The first field is the action, which to simulate our previous examples you would select as wbgetentities. For a link that already has that action selected you can use this shortcut URL.

Below the format there are many technical options that you can use to explore, but to find the parameters such as ids, sites, and titles I’ve been using, you must click the action=wbgetentities text that shows up in the left column, under main. After you do this, the page looks like the following image.

wikidata-api-sandbox2

Feel free to try entering IDs or sites/titles combinations and tweaking other parameters to get more comfortable with the Wikidata API. Make sure you press enter after each value you type into the ids, sites, or titles field or the web app won’t recognize your entry. This is a little different from typical web form behavior.

The following image shows what the page displays after I specified enwiki in sites and IBM in titles then clicked Make request.

wikidata-api-sandbox3

You can see on the right side the same JSON response you saw on the command line, and you can see that Q37156 is the WIkidata ID for the IBM corporation.

Conclusion

There is an enormous amount of data in Wikidata, a lot of which derives from the contributions to Wikipedia of more than more than 500,000 humans and bots, in more than 300 languages. It is a rich source of basic definitions and descriptions of data entities, which you can import into your own apps. It is also a source of lists and other structured data you can treat as references that you don’t have to maintain yourself.
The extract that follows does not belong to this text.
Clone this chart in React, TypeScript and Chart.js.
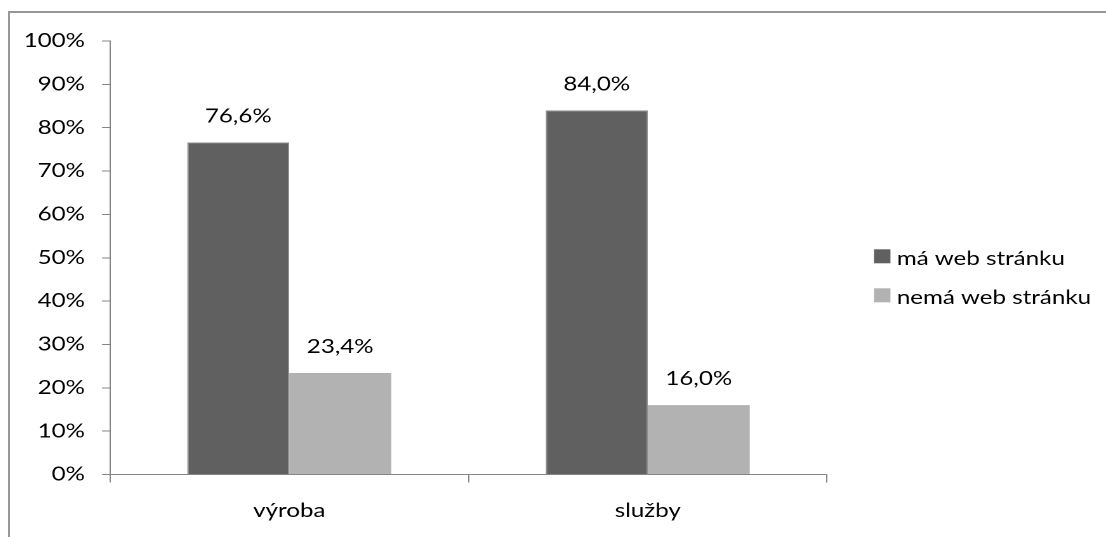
import React, { useEffect, useRef } from 'react';
import { Chart, registerables } from 'chart.js';

Chart.register(...registerables);

// ---- data ----
const categories = ['výroba', 'služby'];
const seriesNames = ['má web stránku', 'nemá web stránku'];
const hasWebValues = [76.6, 84.0];
const noWebValues = [23.4, 16.0];
const yTickValues = [0, 10, 20, 30, 40, 50, 60, 70, 80, 90, 100];

// ---- styles ----
const COLORS = ['#606060', '#b2b2b2'];
const AXIS = '#868686';
const FONT = 'Lato, "Open Sans", sans-serif';
const FONT_SIZE = 19;
const LOGICAL_W = 865;
const LOGICAL_H = 526;
const STRETCH = 1098 / LOGICAL_W;

const fmt = (v: number) => v.toFixed(1).replace('.', ',') + '%';

const dataLabelPlugin = {
  id: 'dataLabels',
  afterDatasetsDraw(chart: any) {
    const ctx = chart.ctx;
    ctx.save();
    ctx.font = `${FONT_SIZE}px ${FONT}`;
    ctx.fillStyle = '#000';
    ctx.textAlign = 'center';
    ctx.textBaseline = 'alphabetic';
    chart.data.datasets.forEach((ds: any, i: number) => {
      const meta = chart.getDatasetMeta(i);
      meta.data.forEach((el: any, j: number) => {
        ctx.fillText(fmt(ds.data[j]), el.x, el.y - 20);
      });
    });
    ctx.restore();
  },
};

const legendPlugin = {
  id: 'sideLegend',
  afterDraw(chart: any) {
    const ctx = chart.ctx;
    const area = chart.chartArea;
    ctx.save();
    ctx.font = `${FONT_SIZE}px ${FONT}`;
    ctx.textAlign = 'left';
    ctx.textBaseline = 'alphabetic';
    chart.data.datasets.forEach((ds: any, i: number) => {
      const boxX = area.right + 37;
      const boxY = 238.3 + i * 39;
      ctx.fillStyle = ds.backgroundColor;
      ctx.fillRect(boxX, boxY, 13, 14);
      ctx.fillStyle = '#000';
      ctx.fillText(ds.label, boxX + 18, boxY + 15.5);
    });
    ctx.restore();
  },
};

function BarChart() {
  const canvasRef = useRef<HTMLCanvasElement | null>(null);

  useEffect(() => {
    const canvas = canvasRef.current;
    if (!canvas) return;
    Chart.defaults.font.family = FONT;
    const chart = new Chart(canvas, {
      type: 'bar',
      data: {
        labels: categories,
        datasets: [
          {
            label: seriesNames[0],
            data: hasWebValues,
            backgroundColor: COLORS[0],
            borderColor: '#8a8a8a',
            borderWidth: 1,
            barPercentage: 1,
            categoryPercentage: 0.569,
          },
          {
            label: seriesNames[1],
            data: noWebValues,
            backgroundColor: COLORS[1],
            borderWidth: 0,
            barPercentage: 1,
            categoryPercentage: 0.569,
          },
        ],
      },
      options: {
        animation: false,
        responsive: false,
        devicePixelRatio: 2,
        layout: { padding: { top: 30, right: 219.8, left: 0, bottom: 0 } },
        plugins: {
          legend: { display: false },
          tooltip: { enabled: false },
        },
        scales: {
          x: {
            grid: {
              display: true,
              drawOnChartArea: false,
              drawTicks: true,
              tickLength: 8,
              color: AXIS,
              offset: true,
            },
            border: { display: true, color: AXIS, width: 1 },
            ticks: { font: { family: FONT, size: FONT_SIZE }, color: '#000', padding: 17 },
            afterFit: (s: any) => {
              s.height = 62.5;
            },
          },
          y: {
            min: 0,
            max: 100,
            afterBuildTicks: (s: any) => {
              s.ticks = yTickValues.map((v) => ({ value: v }));
            },
            grid: {
              display: true,
              drawOnChartArea: false,
              drawTicks: true,
              tickLength: 6.3,
              color: AXIS,
            },
            border: { display: true, color: AXIS, width: 1 },
            ticks: {
              font: { family: FONT, size: FONT_SIZE },
              color: '#000',
              padding: 13.4,
              callback: (v: any) => `${v}%`,
            },
            afterFit: (s: any) => {
              s.width = 80.35;
            },
          },
        },
      },
      plugins: [dataLabelPlugin, legendPlugin],
    } as any);
    return () => {
      chart.destroy();
    };
  }, []);

  return <canvas ref={canvasRef} width={LOGICAL_W} height={LOGICAL_H} />;
}

export default function App() {
  return (
    <div>
      <div
        style={{
          position: 'fixed',
          left: 8,
          top: 11,
          right: -10,
          bottom: -10,
          borderLeft: '2px solid #979797',
          borderTop: '2px solid #979797',
          background: '#fff',
        }}
      />
      <div
        style={{
          position: 'fixed',
          left: 8,
          top: 11,
          width: LOGICAL_W,
          height: LOGICAL_H,
          transform: `scaleX(${STRETCH})`,
          transformOrigin: '0 0',
        }}
      >
        <BarChart />
      </div>
    </div>
  );
}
I recommend playing around with the sandbox to get used to how the API works, and then experiment further with scripting on the command line. After you get used to navigating the structure of Wikidata, you can start to look into more tailored access into your applications by using the API from your favorite programming language or framework. That’s what I’ll discuss in the second part of this series.